Listening to the Blues fans at the recent friendly at the Bridge against Spurs was special, and there is plenty more to come in terms of vocal support. I know Thomas Tuchel as well as a few of the players are as excited about that noise, as they are about the football itself. Actually, the noise they made down at Bournemouth the week before was extremely impressive too, other than the moment they spotted me in the commentary box and demanded that I started the next chorus of ‘We know what we are.’ I couldn’t let them down of course, and didn’t, but it was tough to work that into a live commentary!

The point is Chelsea fans are always keen to support their own, even if they are getting on a bit and haven’t played for the club for a few decades. So when they back our current team in numbers I can tell you from experience, it gives you the most incredible lift. A classic example was when Timo Werner missed a couple of opportunities in pre-season. Were there groans? Absolutely not! The entire Chelsea contingent just sang his name to encourage him to score the next time.

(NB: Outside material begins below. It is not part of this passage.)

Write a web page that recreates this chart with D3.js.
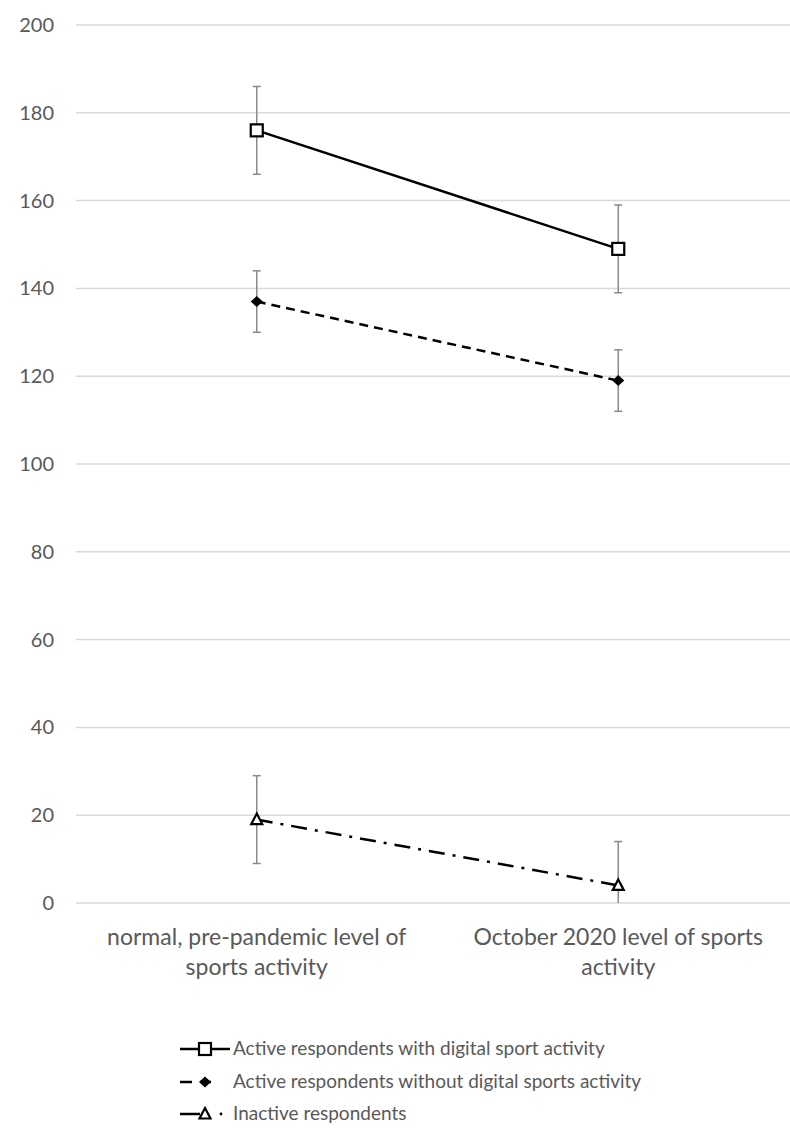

Even if you cannot get to the games, if you’re a Chelsea fan from another part of the planet, you must agree that watching the matches on TV or listening on radio is so much better when the real fans are in there providing the atmosphere. The importance of the fans has never been clearer in the history of football. I just hope that our next triumphs, be it in the Super Cup or next year, will see the fans able to celebrate with the players and the players celebrating with the fans. They deserve it, but more importantly, you deserve it, for waiting this long and for being so loyal.